## START

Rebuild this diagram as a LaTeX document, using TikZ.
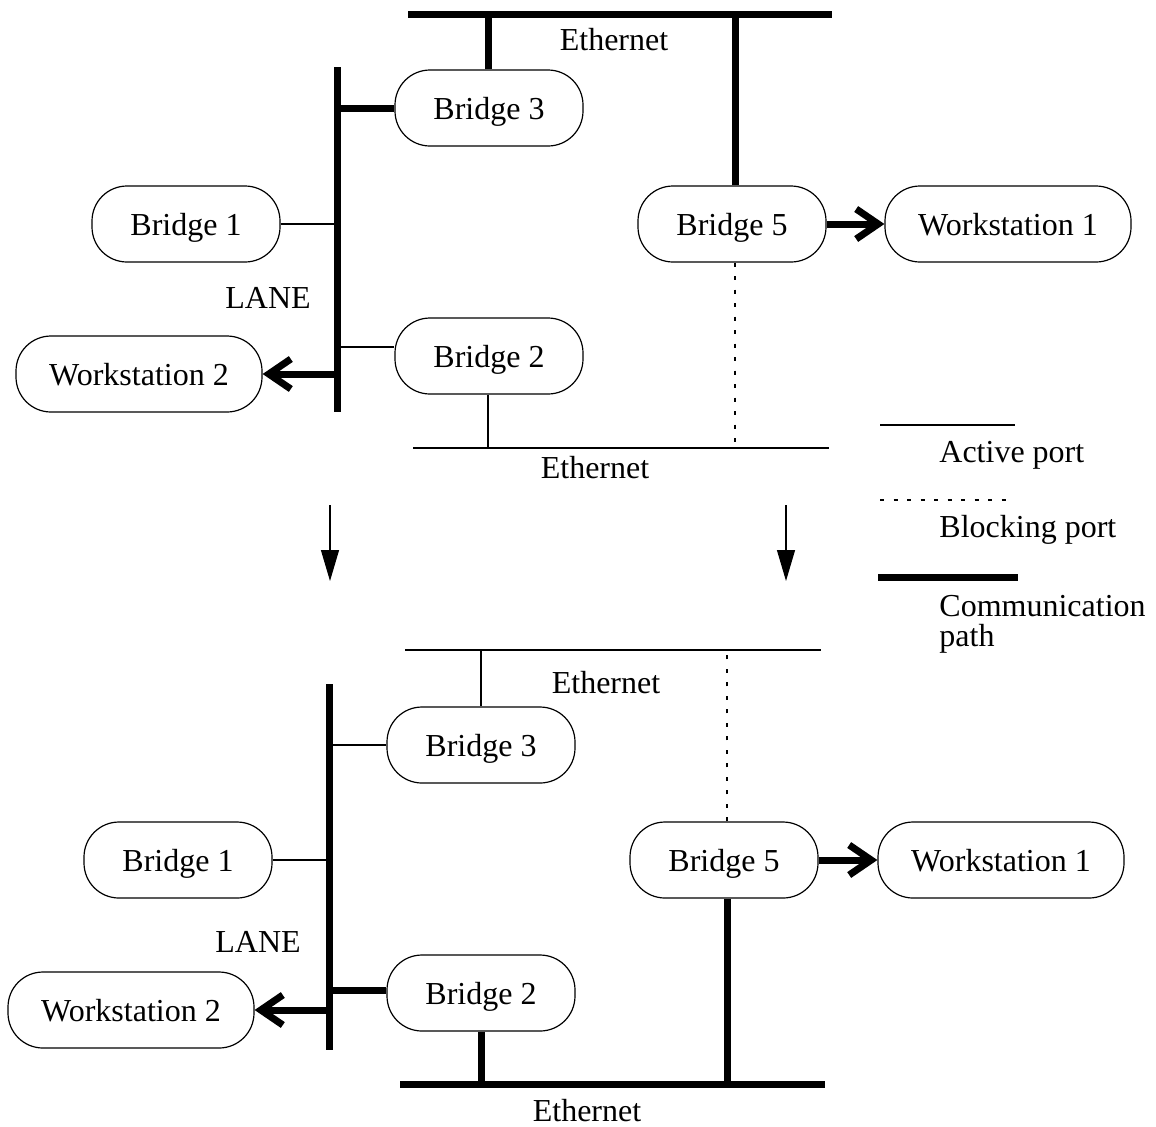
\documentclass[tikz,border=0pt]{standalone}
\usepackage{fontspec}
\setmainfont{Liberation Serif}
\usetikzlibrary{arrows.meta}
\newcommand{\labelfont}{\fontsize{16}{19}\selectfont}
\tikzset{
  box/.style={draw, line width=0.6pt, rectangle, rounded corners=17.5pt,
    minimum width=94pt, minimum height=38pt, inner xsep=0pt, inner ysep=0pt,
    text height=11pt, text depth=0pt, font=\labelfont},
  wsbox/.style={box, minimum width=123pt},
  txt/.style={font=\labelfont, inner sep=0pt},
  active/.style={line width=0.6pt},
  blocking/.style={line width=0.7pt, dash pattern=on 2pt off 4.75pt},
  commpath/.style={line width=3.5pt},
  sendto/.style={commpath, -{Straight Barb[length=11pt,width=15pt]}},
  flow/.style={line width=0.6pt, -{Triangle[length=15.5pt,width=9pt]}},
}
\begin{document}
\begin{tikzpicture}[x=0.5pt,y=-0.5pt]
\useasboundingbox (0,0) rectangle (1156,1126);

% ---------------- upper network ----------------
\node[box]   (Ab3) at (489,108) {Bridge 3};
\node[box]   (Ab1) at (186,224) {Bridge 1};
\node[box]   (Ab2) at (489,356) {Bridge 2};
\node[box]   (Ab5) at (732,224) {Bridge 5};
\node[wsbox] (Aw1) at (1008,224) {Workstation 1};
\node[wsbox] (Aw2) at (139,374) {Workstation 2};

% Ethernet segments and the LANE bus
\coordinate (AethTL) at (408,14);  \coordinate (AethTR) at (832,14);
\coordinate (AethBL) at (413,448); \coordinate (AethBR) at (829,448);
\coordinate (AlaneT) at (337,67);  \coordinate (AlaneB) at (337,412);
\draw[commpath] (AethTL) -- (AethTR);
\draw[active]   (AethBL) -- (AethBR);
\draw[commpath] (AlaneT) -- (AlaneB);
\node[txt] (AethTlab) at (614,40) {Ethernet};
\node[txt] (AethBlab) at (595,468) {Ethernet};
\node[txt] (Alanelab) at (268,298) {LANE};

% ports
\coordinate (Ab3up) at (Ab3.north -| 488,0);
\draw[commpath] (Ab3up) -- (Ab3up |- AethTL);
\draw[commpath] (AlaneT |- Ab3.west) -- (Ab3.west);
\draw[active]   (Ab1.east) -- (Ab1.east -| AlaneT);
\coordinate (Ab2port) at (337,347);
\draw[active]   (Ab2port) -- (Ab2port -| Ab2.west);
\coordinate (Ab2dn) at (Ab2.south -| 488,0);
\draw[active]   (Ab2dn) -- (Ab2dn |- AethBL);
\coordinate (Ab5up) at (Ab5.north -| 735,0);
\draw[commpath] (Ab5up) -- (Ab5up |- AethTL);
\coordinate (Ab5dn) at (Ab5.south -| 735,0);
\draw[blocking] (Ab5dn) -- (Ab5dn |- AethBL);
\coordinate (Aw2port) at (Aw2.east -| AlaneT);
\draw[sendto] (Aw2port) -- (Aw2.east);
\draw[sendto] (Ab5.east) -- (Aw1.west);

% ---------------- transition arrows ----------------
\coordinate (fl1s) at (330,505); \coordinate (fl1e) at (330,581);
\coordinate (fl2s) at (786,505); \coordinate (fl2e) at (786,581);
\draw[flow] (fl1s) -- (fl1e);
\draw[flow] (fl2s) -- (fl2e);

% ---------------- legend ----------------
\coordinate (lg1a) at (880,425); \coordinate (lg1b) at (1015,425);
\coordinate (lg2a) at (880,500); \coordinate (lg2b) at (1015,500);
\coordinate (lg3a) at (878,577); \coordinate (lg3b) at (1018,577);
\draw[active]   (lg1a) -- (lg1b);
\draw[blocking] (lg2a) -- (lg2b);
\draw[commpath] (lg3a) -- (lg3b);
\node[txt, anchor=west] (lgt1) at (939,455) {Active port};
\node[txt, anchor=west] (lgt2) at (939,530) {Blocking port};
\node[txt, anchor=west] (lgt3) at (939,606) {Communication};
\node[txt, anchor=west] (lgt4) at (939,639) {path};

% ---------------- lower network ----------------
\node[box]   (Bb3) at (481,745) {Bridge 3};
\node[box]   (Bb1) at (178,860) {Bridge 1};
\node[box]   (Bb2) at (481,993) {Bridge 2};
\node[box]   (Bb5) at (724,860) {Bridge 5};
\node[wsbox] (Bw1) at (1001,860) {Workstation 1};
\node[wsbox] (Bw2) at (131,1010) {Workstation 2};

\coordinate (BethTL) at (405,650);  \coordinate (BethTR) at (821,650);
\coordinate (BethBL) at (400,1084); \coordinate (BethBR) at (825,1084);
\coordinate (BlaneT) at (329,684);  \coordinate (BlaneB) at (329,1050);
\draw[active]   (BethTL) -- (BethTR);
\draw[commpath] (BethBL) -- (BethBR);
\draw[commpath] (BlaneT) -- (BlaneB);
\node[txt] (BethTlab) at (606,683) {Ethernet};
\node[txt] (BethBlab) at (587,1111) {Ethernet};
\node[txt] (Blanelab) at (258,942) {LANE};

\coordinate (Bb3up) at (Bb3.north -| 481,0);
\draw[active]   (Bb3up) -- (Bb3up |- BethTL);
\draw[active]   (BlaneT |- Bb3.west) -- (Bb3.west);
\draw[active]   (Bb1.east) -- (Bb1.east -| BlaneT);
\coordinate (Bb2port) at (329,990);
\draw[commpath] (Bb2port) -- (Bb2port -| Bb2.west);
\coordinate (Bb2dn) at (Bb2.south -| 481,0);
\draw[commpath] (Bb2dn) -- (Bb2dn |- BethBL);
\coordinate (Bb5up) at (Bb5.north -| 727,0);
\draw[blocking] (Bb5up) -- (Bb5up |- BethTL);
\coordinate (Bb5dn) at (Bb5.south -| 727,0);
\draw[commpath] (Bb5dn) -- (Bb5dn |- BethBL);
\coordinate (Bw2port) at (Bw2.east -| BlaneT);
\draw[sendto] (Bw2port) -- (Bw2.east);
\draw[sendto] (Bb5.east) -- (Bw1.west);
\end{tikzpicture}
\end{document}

## END

#### [Problem requirements]
Write out the data precisely as given, excluding the pictures.

#### [Finished task]
Rebuild this diagram as a LaTeX document, using TikZ.
\documentclass[tikz,border=0pt]{standalone}
\usepackage{fontspec}
\setmainfont{Liberation Serif}
\usetikzlibrary{arrows.meta}
\newcommand{\labelfont}{\fontsize{16}{19}\selectfont}
\tikzset{
  box/.style={draw, line width=0.6pt, rectangle, rounded corners=17.5pt,
    minimum width=94pt, minimum height=38pt, inner xsep=0pt, inner ysep=0pt,
    text height=11pt, text depth=0pt, font=\labelfont},
  wsbox/.style={box, minimum width=123pt},
  txt/.style={font=\labelfont, inner sep=0pt},
  active/.style={line width=0.6pt},
  blocking/.style={line width=0.7pt, dash pattern=on 2pt off 4.75pt},
  commpath/.style={line width=3.5pt},
  sendto/.style={commpath, -{Straight Barb[length=11pt,width=15pt]}},
  flow/.style={line width=0.6pt, -{Triangle[length=15.5pt,width=9pt]}},
}
\begin{document}
\begin{tikzpicture}[x=0.5pt,y=-0.5pt]
\useasboundingbox (0,0) rectangle (1156,1126);

% ---------------- upper network ----------------
\node[box]   (Ab3) at (489,108) {Bridge 3};
\node[box]   (Ab1) at (186,224) {Bridge 1};
\node[box]   (Ab2) at (489,356) {Bridge 2};
\node[box]   (Ab5) at (732,224) {Bridge 5};
\node[wsbox] (Aw1) at (1008,224) {Workstation 1};
\node[wsbox] (Aw2) at (139,374) {Workstation 2};

% Ethernet segments and the LANE bus
\coordinate (AethTL) at (408,14);  \coordinate (AethTR) at (832,14);
\coordinate (AethBL) at (413,448); \coordinate (AethBR) at (829,448);
\coordinate (AlaneT) at (337,67);  \coordinate (AlaneB) at (337,412);
\draw[commpath] (AethTL) -- (AethTR);
\draw[active]   (AethBL) -- (AethBR);
\draw[commpath] (AlaneT) -- (AlaneB);
\node[txt] (AethTlab) at (614,40) {Ethernet};
\node[txt] (AethBlab) at (595,468) {Ethernet};
\node[txt] (Alanelab) at (268,298) {LANE};

% ports
\coordinate (Ab3up) at (Ab3.north -| 488,0);
\draw[commpath] (Ab3up) -- (Ab3up |- AethTL);
\draw[commpath] (AlaneT |- Ab3.west) -- (Ab3.west);
\draw[active]   (Ab1.east) -- (Ab1.east -| AlaneT);
\coordinate (Ab2port) at (337,347);
\draw[active]   (Ab2port) -- (Ab2port -| Ab2.west);
\coordinate (Ab2dn) at (Ab2.south -| 488,0);
\draw[active]   (Ab2dn) -- (Ab2dn |- AethBL);
\coordinate (Ab5up) at (Ab5.north -| 735,0);
\draw[commpath] (Ab5up) -- (Ab5up |- AethTL);
\coordinate (Ab5dn) at (Ab5.south -| 735,0);
\draw[blocking] (Ab5dn) -- (Ab5dn |- AethBL);
\coordinate (Aw2port) at (Aw2.east -| AlaneT);
\draw[sendto] (Aw2port) -- (Aw2.east);
\draw[sendto] (Ab5.east) -- (Aw1.west);

% ---------------- transition arrows ----------------
\coordinate (fl1s) at (330,505); \coordinate (fl1e) at (330,581);
\coordinate (fl2s) at (786,505); \coordinate (fl2e) at (786,581);
\draw[flow] (fl1s) -- (fl1e);
\draw[flow] (fl2s) -- (fl2e);

% ---------------- legend ----------------
\coordinate (lg1a) at (880,425); \coordinate (lg1b) at (1015,425);
\coordinate (lg2a) at (880,500); \coordinate (lg2b) at (1015,500);
\coordinate (lg3a) at (878,577); \coordinate (lg3b) at (1018,577);
\draw[active]   (lg1a) -- (lg1b);
\draw[blocking] (lg2a) -- (lg2b);
\draw[commpath] (lg3a) -- (lg3b);
\node[txt, anchor=west] (lgt1) at (939,455) {Active port};
\node[txt, anchor=west] (lgt2) at (939,530) {Blocking port};
\node[txt, anchor=west] (lgt3) at (939,606) {Communication};
\node[txt, anchor=west] (lgt4) at (939,639) {path};

% ---------------- lower network ----------------
\node[box]   (Bb3) at (481,745) {Bridge 3};
\node[box]   (Bb1) at (178,860) {Bridge 1};
\node[box]   (Bb2) at (481,993) {Bridge 2};
\node[box]   (Bb5) at (724,860) {Bridge 5};
\node[wsbox] (Bw1) at (1001,860) {Workstation 1};
\node[wsbox] (Bw2) at (131,1010) {Workstation 2};

\coordinate (BethTL) at (405,650);  \coordinate (BethTR) at (821,650);
\coordinate (BethBL) at (400,1084); \coordinate (BethBR) at (825,1084);
\coordinate (BlaneT) at (329,684);  \coordinate (BlaneB) at (329,1050);
\draw[active]   (BethTL) -- (BethTR);
\draw[commpath] (BethBL) -- (BethBR);
\draw[commpath] (BlaneT) -- (BlaneB);
\node[txt] (BethTlab) at (606,683) {Ethernet};
\node[txt] (BethBlab) at (587,1111) {Ethernet};
\node[txt] (Blanelab) at (258,942) {LANE};

\coordinate (Bb3up) at (Bb3.north -| 481,0);
\draw[active]   (Bb3up) -- (Bb3up |- BethTL);
\draw[active]   (BlaneT |- Bb3.west) -- (Bb3.west);
\draw[active]   (Bb1.east) -- (Bb1.east -| BlaneT);
\coordinate (Bb2port) at (329,990);
\draw[commpath] (Bb2port) -- (Bb2port -| Bb2.west);
\coordinate (Bb2dn) at (Bb2.south -| 481,0);
\draw[commpath] (Bb2dn) -- (Bb2dn |- BethBL);
\coordinate (Bb5up) at (Bb5.north -| 727,0);
\draw[blocking] (Bb5up) -- (Bb5up |- BethTL);
\coordinate (Bb5dn) at (Bb5.south -| 727,0);
\draw[commpath] (Bb5dn) -- (Bb5dn |- BethBL);
\coordinate (Bw2port) at (Bw2.east -| BlaneT);
\draw[sendto] (Bw2port) -- (Bw2.east);
\draw[sendto] (Bb5.east) -- (Bw1.west);
\end{tikzpicture}
\end{document}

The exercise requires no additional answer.